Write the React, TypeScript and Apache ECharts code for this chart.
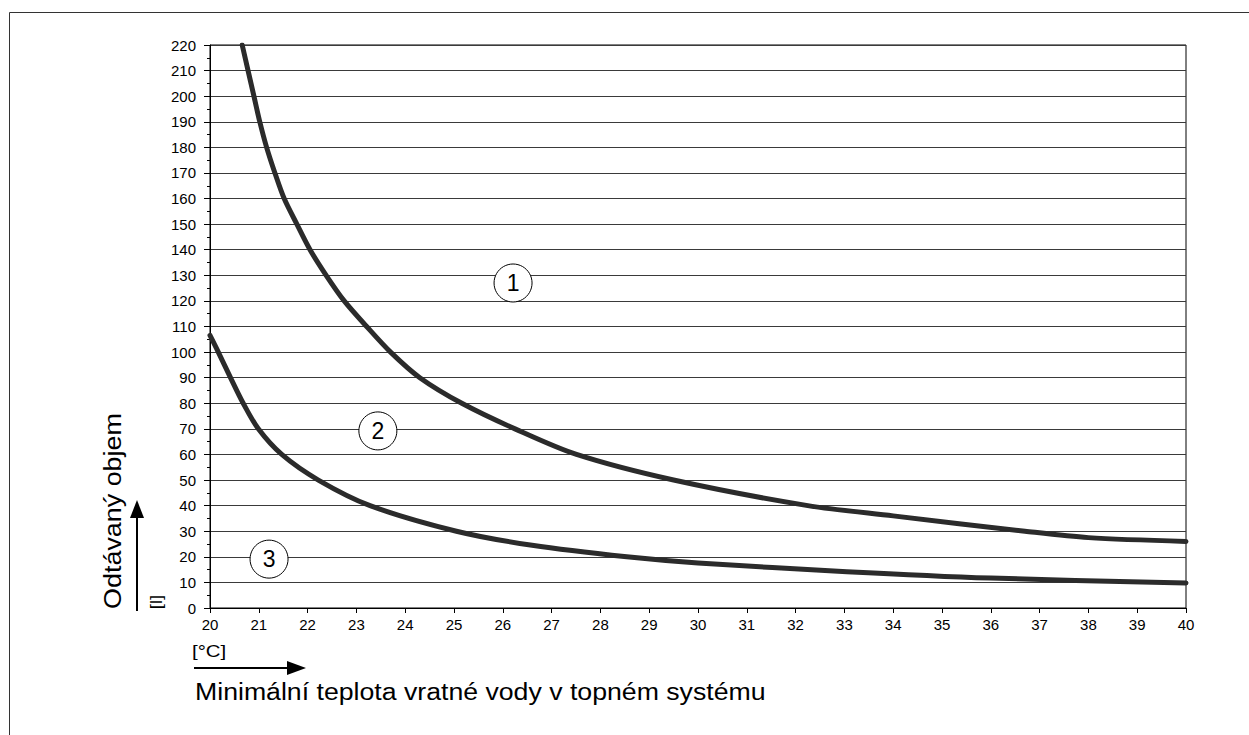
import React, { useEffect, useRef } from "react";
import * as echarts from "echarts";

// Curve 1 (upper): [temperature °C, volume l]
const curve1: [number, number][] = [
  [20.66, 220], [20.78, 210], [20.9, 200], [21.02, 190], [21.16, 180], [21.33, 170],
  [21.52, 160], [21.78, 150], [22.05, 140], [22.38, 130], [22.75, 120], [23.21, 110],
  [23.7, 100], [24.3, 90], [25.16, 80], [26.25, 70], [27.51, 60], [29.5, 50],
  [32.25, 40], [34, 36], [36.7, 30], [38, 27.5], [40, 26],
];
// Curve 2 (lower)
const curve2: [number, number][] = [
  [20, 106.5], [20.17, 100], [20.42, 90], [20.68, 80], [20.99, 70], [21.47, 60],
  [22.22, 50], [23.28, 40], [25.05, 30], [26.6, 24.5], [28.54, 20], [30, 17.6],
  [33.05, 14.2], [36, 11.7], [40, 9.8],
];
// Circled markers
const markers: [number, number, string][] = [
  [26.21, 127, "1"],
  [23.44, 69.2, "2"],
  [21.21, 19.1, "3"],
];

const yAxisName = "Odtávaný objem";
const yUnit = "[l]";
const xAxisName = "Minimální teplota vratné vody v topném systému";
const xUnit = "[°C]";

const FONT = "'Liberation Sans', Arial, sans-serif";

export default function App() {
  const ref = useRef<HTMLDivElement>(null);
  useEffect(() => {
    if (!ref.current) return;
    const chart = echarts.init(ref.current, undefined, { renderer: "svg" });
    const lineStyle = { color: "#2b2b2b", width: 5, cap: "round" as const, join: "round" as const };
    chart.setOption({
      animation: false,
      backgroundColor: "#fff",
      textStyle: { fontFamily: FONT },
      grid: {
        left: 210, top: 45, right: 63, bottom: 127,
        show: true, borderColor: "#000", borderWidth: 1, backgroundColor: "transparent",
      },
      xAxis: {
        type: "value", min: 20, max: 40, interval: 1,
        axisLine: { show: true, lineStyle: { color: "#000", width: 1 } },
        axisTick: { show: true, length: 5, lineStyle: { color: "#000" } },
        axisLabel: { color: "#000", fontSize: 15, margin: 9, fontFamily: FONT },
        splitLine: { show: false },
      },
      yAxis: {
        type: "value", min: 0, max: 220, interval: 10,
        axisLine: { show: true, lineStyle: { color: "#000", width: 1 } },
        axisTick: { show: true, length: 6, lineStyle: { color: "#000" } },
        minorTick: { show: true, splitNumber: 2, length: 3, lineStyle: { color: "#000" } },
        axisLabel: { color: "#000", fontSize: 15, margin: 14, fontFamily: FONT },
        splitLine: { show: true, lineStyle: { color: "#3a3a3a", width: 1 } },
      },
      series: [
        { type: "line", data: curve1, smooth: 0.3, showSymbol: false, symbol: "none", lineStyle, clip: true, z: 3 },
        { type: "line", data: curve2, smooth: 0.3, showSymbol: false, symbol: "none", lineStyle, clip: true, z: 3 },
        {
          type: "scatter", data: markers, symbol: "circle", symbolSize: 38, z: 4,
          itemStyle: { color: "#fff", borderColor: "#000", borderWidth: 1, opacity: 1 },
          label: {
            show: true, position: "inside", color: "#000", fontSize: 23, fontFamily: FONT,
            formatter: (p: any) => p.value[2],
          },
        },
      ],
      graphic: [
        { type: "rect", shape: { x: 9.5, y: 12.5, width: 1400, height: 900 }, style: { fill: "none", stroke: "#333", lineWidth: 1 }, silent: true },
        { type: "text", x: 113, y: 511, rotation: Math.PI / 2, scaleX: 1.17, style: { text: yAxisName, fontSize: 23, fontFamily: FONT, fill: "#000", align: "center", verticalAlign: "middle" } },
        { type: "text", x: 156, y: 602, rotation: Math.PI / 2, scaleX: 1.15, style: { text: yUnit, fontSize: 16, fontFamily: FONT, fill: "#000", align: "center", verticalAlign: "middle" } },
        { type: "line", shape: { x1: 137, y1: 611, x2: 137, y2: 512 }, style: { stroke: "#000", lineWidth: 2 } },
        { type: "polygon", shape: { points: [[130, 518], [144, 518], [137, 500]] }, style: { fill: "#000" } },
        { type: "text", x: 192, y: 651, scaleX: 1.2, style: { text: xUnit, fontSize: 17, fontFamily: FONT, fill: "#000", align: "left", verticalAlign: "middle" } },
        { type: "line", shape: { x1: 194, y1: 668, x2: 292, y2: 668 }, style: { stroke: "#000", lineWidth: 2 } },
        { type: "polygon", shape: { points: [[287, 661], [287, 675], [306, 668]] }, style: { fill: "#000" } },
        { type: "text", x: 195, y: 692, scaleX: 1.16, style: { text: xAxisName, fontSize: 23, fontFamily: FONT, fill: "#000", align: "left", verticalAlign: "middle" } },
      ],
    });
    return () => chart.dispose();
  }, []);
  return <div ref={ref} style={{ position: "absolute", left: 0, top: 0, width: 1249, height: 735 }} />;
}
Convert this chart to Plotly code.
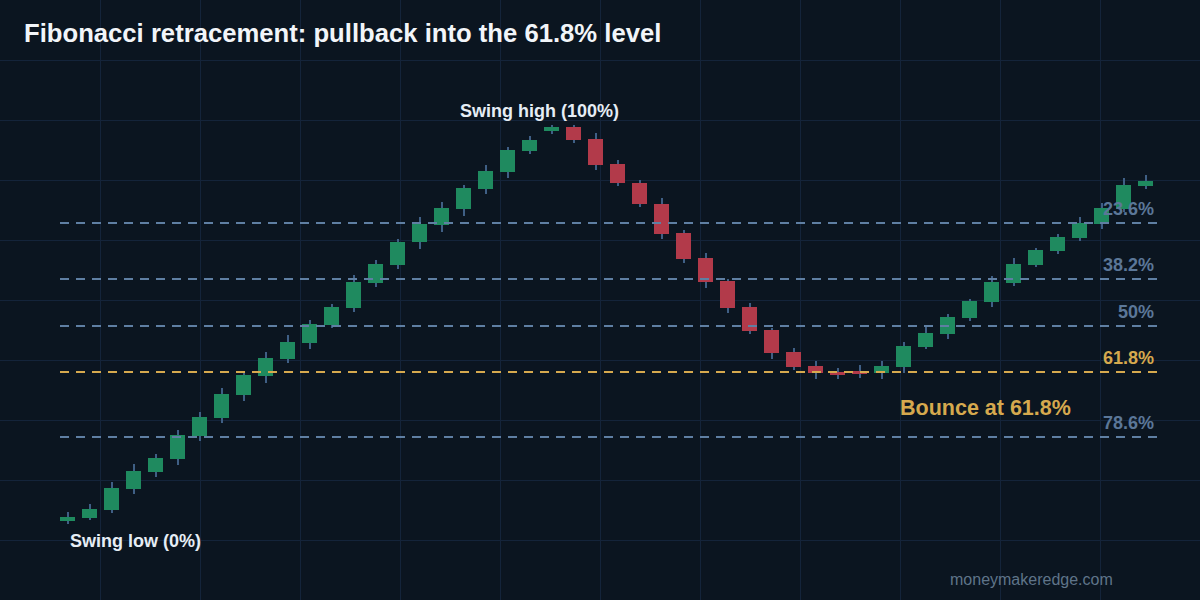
+ + + + + + +
- [The task] Transcribe every entry above exactly. Omit all pictures.

- [Response to the task]
Write the React, TypeScript and Apache ECharts code for this chart.
import React, { useEffect, useRef } from "react";
import * as echarts from "echarts";

// Curve 1 (upper): [temperature °C, volume l]
const curve1: [number, number][] = [
  [20.66, 220], [20.78, 210], [20.9, 200], [21.02, 190], [21.16, 180], [21.33, 170],
  [21.52, 160], [21.78, 150], [22.05, 140], [22.38, 130], [22.75, 120], [23.21, 110],
  [23.7, 100], [24.3, 90], [25.16, 80], [26.25, 70], [27.51, 60], [29.5, 50],
  [32.25, 40], [34, 36], [36.7, 30], [38, 27.5], [40, 26],
];
// Curve 2 (lower)
const curve2: [number, number][] = [
  [20, 106.5], [20.17, 100], [20.42, 90], [20.68, 80], [20.99, 70], [21.47, 60],
  [22.22, 50], [23.28, 40], [25.05, 30], [26.6, 24.5], [28.54, 20], [30, 17.6],
  [33.05, 14.2], [36, 11.7], [40, 9.8],
];
// Circled markers
const markers: [number, number, string][] = [
  [26.21, 127, "1"],
  [23.44, 69.2, "2"],
  [21.21, 19.1, "3"],
];

const yAxisName = "Odtávaný objem";
const yUnit = "[l]";
const xAxisName = "Minimální teplota vratné vody v topném systému";
const xUnit = "[°C]";

const FONT = "'Liberation Sans', Arial, sans-serif";

export default function App() {
  const ref = useRef<HTMLDivElement>(null);
  useEffect(() => {
    if (!ref.current) return;
    const chart = echarts.init(ref.current, undefined, { renderer: "svg" });
    const lineStyle = { color: "#2b2b2b", width: 5, cap: "round" as const, join: "round" as const };
    chart.setOption({
      animation: false,
      backgroundColor: "#fff",
      textStyle: { fontFamily: FONT },
      grid: {
        left: 210, top: 45, right: 63, bottom: 127,
        show: true, borderColor: "#000", borderWidth: 1, backgroundColor: "transparent",
      },
      xAxis: {
        type: "value", min: 20, max: 40, interval: 1,
        axisLine: { show: true, lineStyle: { color: "#000", width: 1 } },
        axisTick: { show: true, length: 5, lineStyle: { color: "#000" } },
        axisLabel: { color: "#000", fontSize: 15, margin: 9, fontFamily: FONT },
        splitLine: { show: false },
      },
      yAxis: {
        type: "value", min: 0, max: 220, interval: 10,
        axisLine: { show: true, lineStyle: { color: "#000", width: 1 } },
        axisTick: { show: true, length: 6, lineStyle: { color: "#000" } },
        minorTick: { show: true, splitNumber: 2, length: 3, lineStyle: { color: "#000" } },
        axisLabel: { color: "#000", fontSize: 15, margin: 14, fontFamily: FONT },
        splitLine: { show: true, lineStyle: { color: "#3a3a3a", width: 1 } },
      },
      series: [
        { type: "line", data: curve1, smooth: 0.3, showSymbol: false, symbol: "none", lineStyle, clip: true, z: 3 },
        { type: "line", data: curve2, smooth: 0.3, showSymbol: false, symbol: "none", lineStyle, clip: true, z: 3 },
        {
          type: "scatter", data: markers, symbol: "circle", symbolSize: 38, z: 4,
          itemStyle: { color: "#fff", borderColor: "#000", borderWidth: 1, opacity: 1 },
          label: {
            show: true, position: "inside", color: "#000", fontSize: 23, fontFamily: FONT,
            formatter: (p: any) => p.value[2],
          },
        },
      ],
      graphic: [
        { type: "rect", shape: { x: 9.5, y: 12.5, width: 1400, height: 900 }, style: { fill: "none", stroke: "#333", lineWidth: 1 }, silent: true },
        { type: "text", x: 113, y: 511, rotation: Math.PI / 2, scaleX: 1.17, style: { text: yAxisName, fontSize: 23, fontFamily: FONT, fill: "#000", align: "center", verticalAlign: "middle" } },
        { type: "text", x: 156, y: 602, rotation: Math.PI / 2, scaleX: 1.15, style: { text: yUnit, fontSize: 16, fontFamily: FONT, fill: "#000", align: "center", verticalAlign: "middle" } },
        { type: "line", shape: { x1: 137, y1: 611, x2: 137, y2: 512 }, style: { stroke: "#000", lineWidth: 2 } },
        { type: "polygon", shape: { points: [[130, 518], [144, 518], [137, 500]] }, style: { fill: "#000" } },
        { type: "text", x: 192, y: 651, scaleX: 1.2, style: { text: xUnit, fontSize: 17, fontFamily: FONT, fill: "#000", align: "left", verticalAlign: "middle" } },
        { type: "line", shape: { x1: 194, y1: 668, x2: 292, y2: 668 }, style: { stroke: "#000", lineWidth: 2 } },
        { type: "polygon", shape: { points: [[287, 661], [287, 675], [306, 668]] }, style: { fill: "#000" } },
        { type: "text", x: 195, y: 692, scaleX: 1.16, style: { text: xAxisName, fontSize: 23, fontFamily: FONT, fill: "#000", align: "left", verticalAlign: "middle" } },
      ],
    });
    return () => chart.dispose();
  }, []);
  return <div ref={ref} style={{ position: "absolute", left: 0, top: 0, width: 1249, height: 735 }} />;
}
Convert this chart to Plotly code.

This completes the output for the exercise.